--- Begin Data shown ---

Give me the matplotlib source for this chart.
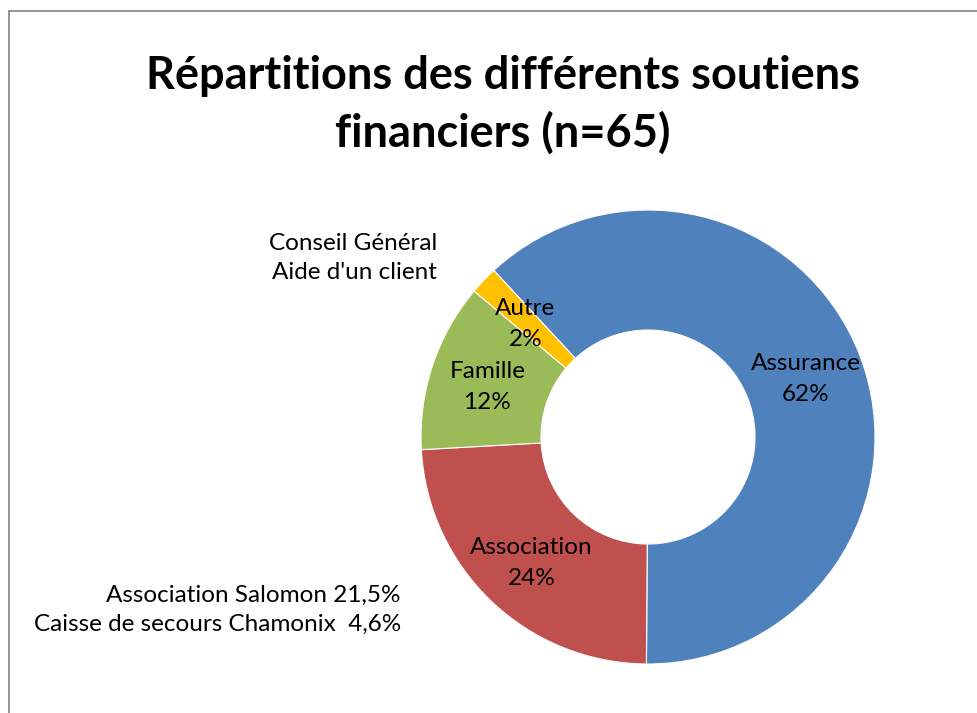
import matplotlib
matplotlib.use('Agg')
import matplotlib.pyplot as plt
from matplotlib.lines import Line2D
import numpy as np

plt.rcParams['font.family'] = ['Lato', 'DejaVu Sans']

# ── Données ───────────────────────────────────
categories = ['Assurance', 'Association', 'Famille', 'Autre']
percents   = [62, 24, 12, 2]
colors     = ['#4F81BD', '#C0504D', '#9BBB59', '#FFC000']

title = 'Répartitions des différents soutiens\nfinanciers (n=65)'
note_autre = "Conseil Général\nAide d'un client"
note_asso  = 'Association Salomon 21,5%\nCaisse de secours Chamonix  4,6%'

W, H = 977, 713
fig = plt.figure(figsize=(W / 100, H / 100), dpi=100)

# axe carré centré sur l'anneau (pixels -> fractions)
cx, cy, R = 648, 437, 227
ax = fig.add_axes([(cx - R) / W, (H - cy - R) / H, 2 * R / W, 2 * R / H])
ax.set_aspect('equal')
ax.axis('off')

hole = 107 / R
wedges, _ = ax.pie(percents, colors=colors, startangle=132.8, counterclock=False,
                   radius=1, wedgeprops=dict(width=1 - hole, edgecolor='white', linewidth=0.8))
ax.set_xlim(-1, 1)
ax.set_ylim(-1, 1)

# étiquettes au milieu de l'anneau, légèrement décalées vers le bas
r_lab = (1 + hole) / 2 + 0.01
for w, name, p in zip(wedges, categories, percents):
    ang = np.deg2rad((w.theta1 + w.theta2) / 2)
    ax.text(r_lab * np.cos(ang), r_lab * np.sin(ang) - 0.015, f'{name}\n{p}%',
            ha='center', va='center', fontsize=17.5, linespacing=1.6)

fig.text(503 / W, 1 - 105 / H, title, ha='center', va='center',
         fontsize=32.5, fontweight='bold', linespacing=1.42)

fig.text(437 / W, 1 - 258 / H, note_autre, ha='right', va='center',
         fontsize=17.5, linespacing=1.45)
fig.text(401 / W, 1 - 610 / H, note_asso, ha='right', va='center',
         fontsize=17.5, linespacing=1.5)

# cadre du graphique (haut et gauche)
fig.add_artist(Line2D([9 / W, 1], [1 - 11 / H, 1 - 11 / H], color='#8c8c8c', lw=1.3))
fig.add_artist(Line2D([9 / W, 9 / W], [0, 1 - 11 / H], color='#8c8c8c', lw=1.3))

fig.savefig('out.png', dpi=100)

--- End Data shown ---

Instructions for the task - Write out nothing but the lines from the start of the data through the line with "['#4F81BD', '#C0504D', '#9BBB59', '#FFC000']". Leave out the pictures.

Final result -
Give me the matplotlib source for this chart.
import matplotlib
matplotlib.use('Agg')
import matplotlib.pyplot as plt
from matplotlib.lines import Line2D
import numpy as np

plt.rcParams['font.family'] = ['Lato', 'DejaVu Sans']

# ── Données ───────────────────────────────────
categories = ['Assurance', 'Association', 'Famille', 'Autre']
percents   = [62, 24, 12, 2]
colors     = ['#4F81BD', '#C0504D', '#9BBB59', '#FFC000']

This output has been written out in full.